Include the line containing "const startDate = new Date(2025, 0, 1);" and all lines before it, repeated exactly from the listing below, without pictures.

§ **Given information**
______________________________

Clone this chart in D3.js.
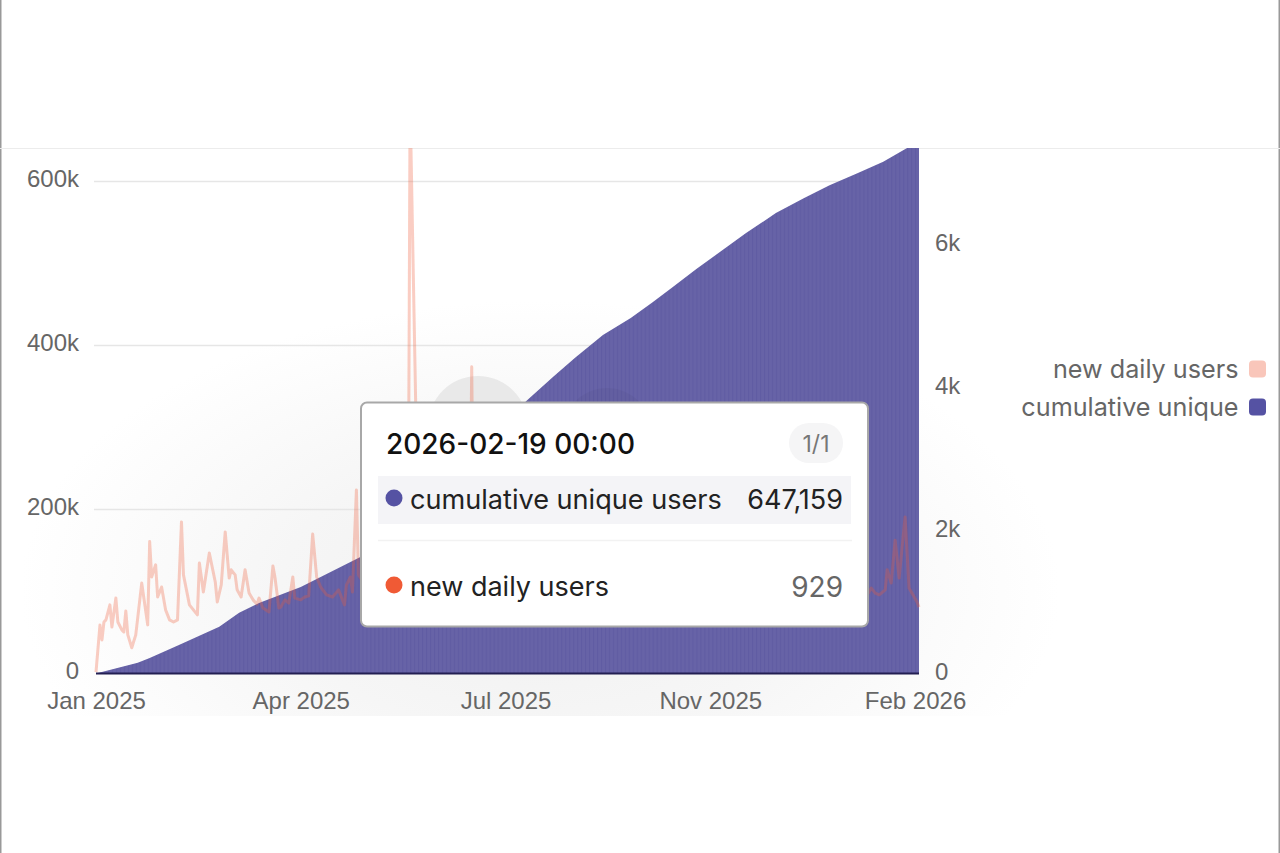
<!DOCTYPE html>
<html>
<head>
<meta charset="utf-8">
<script src="https://d3js.org/d3.v7.min.js"></script>
<style>
  body { margin: 0; background: #fff; }
  svg { display: block; }
  .axis text { font-family: "Liberation Sans", Arial, sans-serif; font-size: 24px; fill: #666; }
  .axis path, .axis line { display: none; }
  .soft { font-family: Inter, sans-serif; }
</style>
</head>
<body>
<svg id="chart" width="1280" height="853"></svg>
<script>
// days since 2025-01-01
const startDate = new Date(2025, 0, 1);

const cumulativeDays = [0, 21, 27, 42, 62, 72, 82, 103, 133, 217, 230, 241, 255, 269, 280, 290, 302, 314, 327, 342, 356, 369, 383, 396, 408, 414];
const cumulativeUsers = [0, 13000, 19000, 35000, 57000, 74000, 86000, 105500, 142000, 333500, 362000, 385000, 412800, 433500, 453000, 471000, 493500, 514400, 537200, 561600, 579800, 595700, 610300, 624100, 641000, 647159];

const newDays = [0, 2, 3, 4, 5, 7, 8, 10, 11, 13, 14, 15, 16, 18, 20, 23, 26, 27, 28, 30, 31, 33, 35, 37, 39, 41, 43, 44, 46, 47, 51, 52, 54, 57, 60, 61, 63, 65, 67, 68, 70, 71, 73, 75, 77, 79, 81, 82, 84, 87, 89, 90, 92, 93, 95, 97, 99, 100, 103, 105, 107, 109, 111, 113, 116, 119, 122, 125, 126, 128, 129, 131, 132,
  134, 140, 146, 152, 157, 158, 161, 163, 170, 178, 185, 188, 189, 190, 198, 210, 225, 240, 255, 270, 285, 300, 315, 330, 345, 360, 375, 388,
  390, 392, 394, 397, 398, 400, 402, 404, 407, 409, 413, 414];
const newUsers = [20, 680, 470, 720, 750, 960, 650, 1055, 720, 610, 580, 875, 540, 360, 540, 1265, 680, 1845, 1350, 1520, 1070, 1210, 890, 750, 720, 750, 2120, 1380, 1100, 960, 820, 1545, 1140, 1685, 1280, 1000, 1240, 1980, 1335, 1450, 1380, 1170, 1070, 1450, 1125, 1030, 970, 1055, 915, 860, 1505, 1350, 915, 930, 1030, 985, 1350, 1055, 1030, 1070, 1085, 1950, 1350, 1210, 1100, 1070, 1170, 960, 1240, 1350, 1140, 2565, 1380,
  1300, 1500, 1250, 1600, 1200, 8000, 3500, 1500, 1400, 1700, 1350, 1500, 4290, 1500, 1300, 1450, 1200, 1400, 1150, 1300, 1100, 1250, 1050, 1150, 1000, 1100, 1000, 1100,
  1195, 1125, 1100, 1170, 1450, 1265, 1865, 1335, 2190, 1195, 1000, 929];

const xTickDays = [0, 103, 206, 309, 412];
const xTickLabels = ["Jan 2025", "Apr 2025", "Jul 2025", "Nov 2025", "Feb 2026"];
const leftTicks = [0, 200000, 400000, 600000];
const rightTicks = [0, 2000, 4000, 6000];

const blue = "#5552a3";
const orange = "#f05a35";

const dayToDate = d => d3.timeDay.offset(startDate, d);

const svg = d3.select("#chart");

const x = d3.scaleTime().domain([startDate, dayToDate(414)]).range([96, 919]);
const yLeft = d3.scaleLinear().domain([0, 641000]).range([673.5, 148]);
const yRight = d3.scaleLinear().domain([0, 7350]).range([673.5, 148]);

const defs = svg.append("defs");

defs.append("clipPath").attr("id", "plot")
  .append("rect").attr("x", 0).attr("y", 148).attr("width", 1280).attr("height", 530);
defs.append("clipPath").attr("id", "shadowClip")
  .append("rect").attr("x", 0).attr("y", 149).attr("width", 1280).attr("height", 567);

// soft shadow of the tooltip, the photo has it low and faint
const glow = defs.append("radialGradient").attr("id", "glow");
glow.append("stop").attr("offset", "0%").attr("stop-color", "#f0f0f0");
glow.append("stop").attr("offset", "50%").attr("stop-color", "#f6f6f6");
glow.append("stop").attr("offset", "100%").attr("stop-color", "#ffffff");

// the line is blurred in the photo
defs.append("filter").attr("id", "soften")
  .attr("x", "-5%").attr("y", "-5%").attr("width", "110%").attr("height", "110%")
  .append("feGaussianBlur").attr("stdDeviation", 0.6);

// faint vertical bars inside the area
const stripes = defs.append("pattern").attr("id", "stripes")
  .attr("patternUnits", "userSpaceOnUse").attr("x", 96).attr("y", 0)
  .attr("width", 3.976).attr("height", 10);
stripes.append("rect").attr("width", 3.976).attr("height", 10).attr("fill", "#6763a7");
stripes.append("rect").attr("width", 1.2).attr("height", 10).attr("fill", "#605ca3");

svg.append("g").attr("clip-path", "url(#shadowClip)")
  .append("ellipse")
  .attr("cx", 540).attr("cy", 590).attr("rx", 520).attr("ry", 290)
  .attr("fill", "url(#glow)");

// frame of the photographed page
svg.append("rect").attr("x", 0).attr("y", 0).attr("width", 1.5).attr("height", 853).attr("fill", "#999");
svg.append("rect").attr("x", 1278.5).attr("y", 0).attr("width", 1.5).attr("height", 853).attr("fill", "#999");
svg.append("rect").attr("x", 0).attr("y", 148).attr("width", 1280).attr("height", 1).attr("fill", "#ececec");

// gridlines
svg.append("g").selectAll("line")
  .data(leftTicks.slice(1))
  .join("line")
  .attr("x1", 94).attr("x2", 919)
  .attr("y1", d => yLeft(d)).attr("y2", d => yLeft(d))
  .attr("stroke", "#e6e6e6").attr("stroke-width", 1.5);

const plot = svg.append("g").attr("clip-path", "url(#plot)");

// hover circle behind the tooltip
plot.append("circle").attr("cx", 478).attr("cy", 426).attr("r", 50).attr("fill", "#e9e9e9");

const area = d3.area()
  .x((d, i) => x(dayToDate(cumulativeDays[i])))
  .y0(yLeft(0))
  .y1(d => yLeft(d));

plot.append("path").datum(cumulativeUsers)
  .attr("d", area)
  .attr("fill", "url(#stripes)");

plot.append("circle").attr("cx", 607).attr("cy", 433).attr("r", 45).attr("fill", "#000").attr("opacity", 0.035);

const line = d3.line()
  .x((d, i) => x(dayToDate(newDays[i])))
  .y(d => yRight(d));

plot.append("g").attr("filter", "url(#soften)")
  .append("path").datum(newUsers)
  .attr("d", line)
  .attr("fill", "none")
  .attr("stroke", orange)
  .attr("stroke-opacity", 0.3)
  .attr("stroke-width", 3)
  .attr("stroke-linejoin", "round");

// baseline
svg.append("line")
  .attr("x1", x(startDate)).attr("x2", x(dayToDate(414)))
  .attr("y1", yLeft(0)).attr("y2", yLeft(0))
  .attr("stroke", "#231f52").attr("stroke-width", 2);

// axes
const kFormat = d => d === 0 ? "0" : (d / 1000) + "k";

svg.append("g").attr("class", "axis")
  .attr("transform", "translate(79,-3)")
  .call(d3.axisLeft(yLeft).tickValues(leftTicks).tickFormat(kFormat).tickSize(0).tickPadding(0));

svg.append("g").attr("class", "axis")
  .attr("transform", "translate(935,-2)")
  .call(d3.axisRight(yRight).tickValues(rightTicks).tickFormat(kFormat).tickSize(0).tickPadding(0));

svg.append("g").attr("class", "axis")
  .attr("transform", "translate(0,692)")
  .call(d3.axisBottom(x).tickValues(xTickDays.map(dayToDate)).tickFormat((d, i) => xTickLabels[i]).tickSize(0).tickPadding(0));

// legend
const legendNames = ["new daily users", "cumulative unique"];
const legendColors = ["#f9c6ba", blue];
const legendY = [369, 407];
const legend = svg.append("g").selectAll("g").data(legendNames).join("g");
legend.append("text")
  .attr("class", "soft")
  .attr("x", 1238.5).attr("y", (d, i) => legendY[i])
  .attr("dy", "0.36em")
  .attr("text-anchor", "end")
  .attr("font-size", 25.2)
  .attr("fill", "#666")
  .text(d => d);
legend.append("rect")
  .attr("x", 1249).attr("y", (d, i) => legendY[i] - 8.5)
  .attr("width", 17).attr("height", 17).attr("rx", 4)
  .attr("fill", (d, i) => legendColors[i]);

// tooltip
const tip = svg.append("g");
const tipText = (txt, tx, ty, size, color, anchor) => tip.append("text")
  .attr("class", "soft")
  .attr("x", tx).attr("y", ty).attr("dy", "0.35em")
  .attr("font-size", size).attr("fill", color)
  .attr("text-anchor", anchor || "start")
  .text(txt);

tip.append("rect").attr("x", 361).attr("y", 402.5).attr("width", 507).attr("height", 224).attr("rx", 6)
  .attr("fill", "#fff").attr("stroke", "#a8a8a8").attr("stroke-width", 2);
tip.append("rect").attr("x", 378).attr("y", 476).attr("width", 473).attr("height", 48).attr("fill", "#f4f4f7");
tip.append("line").attr("x1", 378).attr("x2", 852).attr("y1", 540.5).attr("y2", 540.5).attr("stroke", "#f2f2f2").attr("stroke-width", 1.5);
tip.append("rect").attr("x", 789).attr("y", 423).attr("width", 54).attr("height", 40).attr("rx", 20).attr("fill", "#f5f5f6");
tip.append("circle").attr("cx", 394).attr("cy", 498).attr("r", 8.5).attr("fill", blue);
tip.append("circle").attr("cx", 394).attr("cy", 585).attr("r", 8.5).attr("fill", orange);

tipText("2026-02-19 00:00", 386, 444, 28, "#111").attr("font-weight", 500);
tipText("1/1", 816, 444, 23, "#777", "middle");
tipText("cumulative unique users", 410, 500, 27.1, "#222");
tipText("647,159", 843, 500, 27, "#222", "end");
tipText("new daily users", 410, 587, 27, "#222");
tipText("929", 843, 587, 28, "#666", "end");
</script>
</body>
</html>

______________________________

§ **Finished task**
Clone this chart in D3.js.
<!DOCTYPE html>
<html>
<head>
<meta charset="utf-8">
<script src="https://d3js.org/d3.v7.min.js"></script>
<style>
  body { margin: 0; background: #fff; }
  svg { display: block; }
  .axis text { font-family: "Liberation Sans", Arial, sans-serif; font-size: 24px; fill: #666; }
  .axis path, .axis line { display: none; }
  .soft { font-family: Inter, sans-serif; }
</style>
</head>
<body>
<svg id="chart" width="1280" height="853"></svg>
<script>
// days since 2025-01-01
const startDate = new Date(2025, 0, 1);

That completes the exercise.